[Begin]

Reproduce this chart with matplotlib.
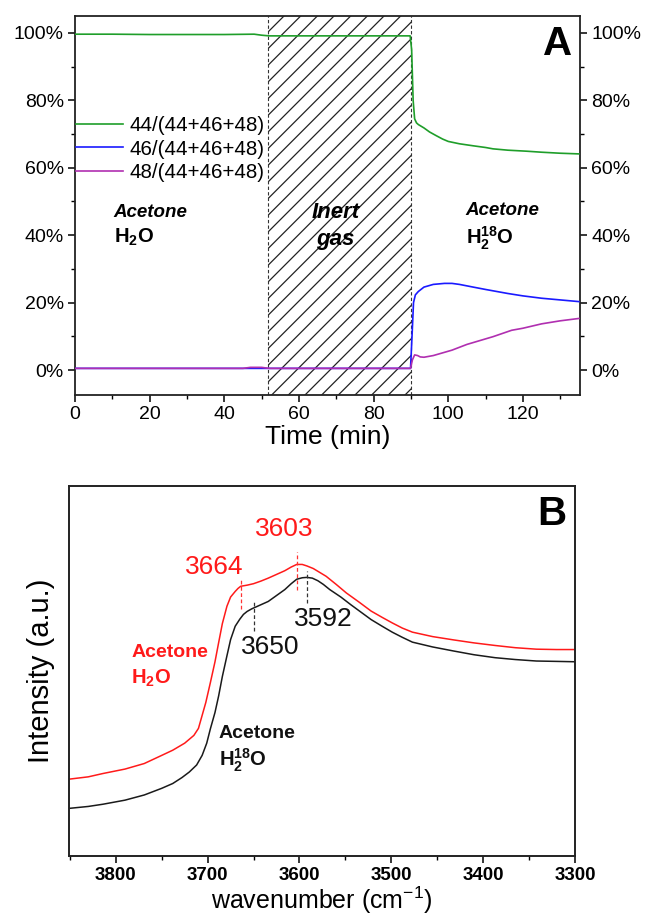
import matplotlib
matplotlib.use("Agg")
import matplotlib.pyplot as plt
from matplotlib.ticker import MultipleLocator, FuncFormatter

plt.rcParams['font.family'] = ['Liberation Sans', 'DejaVu Sans']
plt.rcParams['mathtext.fontset'] = 'custom'
plt.rcParams['mathtext.rm'] = 'Liberation Sans'
plt.rcParams['mathtext.bf'] = 'Liberation Sans:bold'
plt.rcParams['mathtext.it'] = 'Liberation Sans:italic'
plt.rcParams['hatch.linewidth'] = 0.9

# ---------------- Panel A data ----------------
t_44 = [0, 10, 20, 30, 40, 48, 50, 52, 60, 70, 80, 89.8, 90.2, 90.6, 91.0, 91.5,
        92, 93.5, 95, 96.8, 98.5, 100, 103, 106.7, 110, 112, 116, 121, 125, 130, 135]
r_44 = [99.6, 99.6, 99.5, 99.5, 99.5, 99.6, 99.3, 99.1, 99.1, 99.1, 99.1, 99.1, 95.0, 80.0,
        74.5, 73.3, 72.8, 71.8, 70.6, 69.5, 68.5, 67.8, 67.1, 66.5, 66.0, 65.6, 65.2, 64.9,
        64.6, 64.3, 64.1]

t_46 = [0, 50, 89.9, 90.3, 90.7, 91.2, 92, 93.5, 96, 99, 101, 103, 106.7, 110, 112,
        116, 120, 125, 130, 135]
r_46 = [0.5, 0.5, 0.5, 10.0, 20.0, 22.3, 23.3, 24.6, 25.4, 25.7, 25.7, 25.4, 24.6, 23.9,
        23.5, 22.7, 22.0, 21.3, 20.8, 20.3]

t_48 = [0, 45, 47, 50, 52, 89.9, 90.4, 91.0, 91.8, 92.5, 93.5, 96, 101, 105, 112,
        117, 120, 125, 130, 135]
r_48 = [0.5, 0.5, 0.8, 0.8, 0.5, 0.5, 3.0, 4.5, 4.3, 3.9, 3.8, 4.3, 5.9, 7.6, 9.9,
        11.8, 12.4, 13.7, 14.6, 15.3]

series_labels = ['44/(44+46+48)', '46/(44+46+48)', '48/(44+46+48)']
series_colors = ['#1f9e2a', '#1a1aff', '#b02fb0']
inert_start, inert_end = 51.7, 89.9

# ---------------- Panel B data ----------------
wn_red = [3850, 3830, 3814, 3790, 3769, 3750, 3738, 3725, 3715, 3710, 3706, 3702, 3697,
          3692, 3688, 3684, 3679, 3675, 3670, 3667, 3664, 3657, 3650, 3642, 3634, 3625,
          3616, 3609, 3603, 3597, 3592, 3585, 3571, 3560, 3549, 3535, 3522, 3510, 3499,
          3488, 3477, 3455, 3432, 3410, 3387, 3365, 3342, 3320, 3300]
I_red = [20.8, 21.4, 22.3, 23.5, 25.0, 27.2, 28.6, 30.5, 32.6, 34.5, 38.0, 41.5, 46.9,
         52.5, 57.7, 62.8, 67.5, 70.0, 71.5, 72.3, 72.9, 73.2, 73.6, 74.3, 75.1, 76.1,
         77.1, 78.1, 78.8, 78.8, 78.4, 77.7, 75.6, 73.4, 71.1, 68.6, 66.2, 64.5, 63.0,
         61.6, 60.5, 59.3, 58.4, 57.6, 56.9, 56.3, 55.9, 55.8, 55.8]

wn_blk = [3850, 3830, 3814, 3790, 3769, 3750, 3738, 3728, 3720, 3712, 3706, 3701, 3697,
          3692, 3688, 3684, 3679, 3675, 3670, 3665, 3661, 3657, 3652, 3643, 3634, 3625,
          3616, 3609, 3603, 3597, 3592, 3586, 3580, 3574, 3567, 3555, 3544, 3533, 3522,
          3510, 3499, 3488, 3477, 3455, 3432, 3410, 3387, 3365, 3342, 3320, 3300]
I_blk = [12.9, 13.4, 14.0, 15.1, 16.5, 18.3, 19.6, 21.2, 22.7, 24.6, 27.2, 30.5, 34.4,
         38.8, 43.3, 48.5, 54.1, 58.5, 62.1, 64.0, 65.3, 66.1, 66.8, 67.8, 68.8, 70.4,
         72.0, 73.6, 74.8, 75.2, 75.3, 75.1, 74.4, 73.4, 72.0, 70.0, 67.9, 65.9, 63.9,
         62.1, 60.5, 59.1, 57.8, 56.5, 55.4, 54.4, 53.6, 53.1, 52.7, 52.6, 52.5]

peaks_red = [3664, 3603]
peaks_blk = [3650, 3592]

# ---------------- Figure ----------------
fig = plt.figure(figsize=(6.47, 9.18), dpi=100)
fig.patch.set_facecolor('white')

# Panel A
axA = fig.add_axes([0.1159, 0.5697, 0.7805, 0.4129])
axA.axvspan(inert_start, inert_end, facecolor='none', edgecolor='#222222',
            hatch='//', linewidth=0, zorder=1)
axA.axvline(inert_start, color='#333333', lw=0.8, ls=(0, (3, 2)), zorder=1.5)
axA.axvline(inert_end, color='#333333', lw=0.8, ls=(0, (3, 2)), zorder=1.5)

for t, r, lab, c in zip([t_44, t_46, t_48], [r_44, r_46, r_48], series_labels, series_colors):
    axA.plot(t, r, color=c, lw=1.2, label=lab, zorder=3)

axA.set_xlim(0, 135.3)
axA.set_ylim(-7.4, 105)
axA.xaxis.set_major_locator(MultipleLocator(20))
axA.xaxis.set_minor_locator(MultipleLocator(10))
axA.yaxis.set_major_locator(MultipleLocator(20))
axA.yaxis.set_minor_locator(MultipleLocator(10))
pct = FuncFormatter(lambda v, p: f"{v:.0f}%")
axA.yaxis.set_major_formatter(pct)
axA.tick_params(axis='both', which='major', direction='out', length=5, width=1.1,
                labelsize=14, pad=3)
axA.tick_params(axis='both', which='minor', direction='out', length=3, width=1.0)
axA.tick_params(axis='y', which='both', left=True, right=True, labelright=True)
axA.tick_params(axis='x', which='both', top=False)
for s in axA.spines.values():
    s.set_linewidth(1.3)
    s.set_color('#222222')
axA.set_xlabel('Time (min)', fontsize=19, labelpad=1)

leg = axA.legend(loc='center left', bbox_to_anchor=(0.002, 0.649), frameon=False,
                 fontsize=14.8, handlelength=2.3, handletextpad=0.3, labelspacing=0.22,
                 borderpad=0, borderaxespad=0)

axA.text(10.4, 46.6, 'Acetone', fontsize=13.5, fontweight='bold', style='italic',
         ha='left', va='center')
axA.text(10.4, 39.3, r'$\mathbf{H_2O}$', fontsize=14.5, ha='left', va='center')
axA.text(69.8, 46.8, 'Inert', fontsize=16, fontweight='bold', style='italic',
         ha='center', va='center', zorder=4)
axA.text(69.8, 38.6, 'gas', fontsize=16, fontweight='bold', style='italic',
         ha='center', va='center', zorder=4)
axA.text(104.7, 47.2, 'Acetone', fontsize=13.5, fontweight='bold', style='italic',
         ha='left', va='center')
axA.text(104.7, 39.0, r'$\mathbf{H_2^{18}O}$', fontsize=14.5, ha='left', va='center')
axA.text(0.955, 0.925, 'A', transform=axA.transAxes, fontsize=29, fontweight='bold',
         ha='center', va='center')

# Panel B
axB = fig.add_axes([0.1066, 0.0675, 0.7821, 0.4031])
axB.plot(wn_red, I_red, color='#ff1a1a', lw=1.1)
axB.plot(wn_blk, I_blk, color='#1a1a1a', lw=1.1)
axB.set_xlim(3851, 3300)
axB.set_ylim(0, 100)

axB.vlines(peaks_red[0], 66.7, 75.1, colors='#ff3333', linestyles=(0, (3, 2)), lw=0.9)
axB.vlines(peaks_red[1], 71.9, 82.2, colors='#ff3333', linestyles=(0, (3, 2)), lw=0.9)
axB.vlines(peaks_blk[0], 60.8, 69.3, colors='#333333', linestyles=(0, (3, 2)), lw=0.9)
axB.vlines(peaks_blk[1], 68.4, 76.9, colors='#333333', linestyles=(0, (3, 2)), lw=0.9)

axB.text(3693, 78.2, str(peaks_red[0]), color='#ff1a1a', fontsize=19, ha='center', va='center')
axB.text(3617, 88.4, str(peaks_red[1]), color='#ff1a1a', fontsize=19, ha='center', va='center')
axB.text(3632, 56.6, str(peaks_blk[0]), color='#111111', fontsize=19, ha='center', va='center')
axB.text(3574, 64.1, str(peaks_blk[1]), color='#111111', fontsize=19, ha='center', va='center')

axB.text(3783, 55.0, 'Acetone', color='#ff1a1a', fontsize=14, fontweight='bold',
         ha='left', va='center')
axB.text(3783, 48.0, r'$\mathbf{H_2O}$', color='#ff1a1a', fontsize=14.5, ha='left', va='center')
axB.text(3688, 33.0, 'Acetone', color='#111111', fontsize=14, fontweight='bold',
         ha='left', va='center')
axB.text(3688, 25.8, r'$\mathbf{H_2^{18}O}$', color='#111111', fontsize=14.5, ha='left',
         va='center')
axB.text(0.955, 0.925, 'B', transform=axB.transAxes, fontsize=29, fontweight='bold',
         ha='center', va='center')

axB.xaxis.set_major_locator(MultipleLocator(100))
axB.xaxis.set_minor_locator(MultipleLocator(50))
axB.set_yticks([])
axB.tick_params(axis='x', which='major', direction='out', length=5, width=1.1,
                labelsize=13.5, pad=3)
axB.tick_params(axis='x', which='minor', direction='out', length=3, width=1.0)
for lbl in axB.get_xticklabels():
    lbl.set_fontweight('bold')
for s in axB.spines.values():
    s.set_linewidth(1.4)
    s.set_color('#222222')
axB.set_xlabel(r'wavenumber (cm$^{\mathregular{-1}}$)', fontsize=18, labelpad=0)
axB.set_ylabel('Intensity (a.u.)', fontsize=21, labelpad=10)

fig.savefig('out.png', dpi=100, facecolor='white')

[End]

**PROBLEM**
Without the pictures, please reproduce each line of the listing above exactly, from the first one through the line bearing "from matplotlib.ticker import".

**OUTPUT FOR THIS EXERCISE**
Reproduce this chart with matplotlib.
import matplotlib
matplotlib.use("Agg")
import matplotlib.pyplot as plt
from matplotlib.ticker import MultipleLocator, FuncFormatter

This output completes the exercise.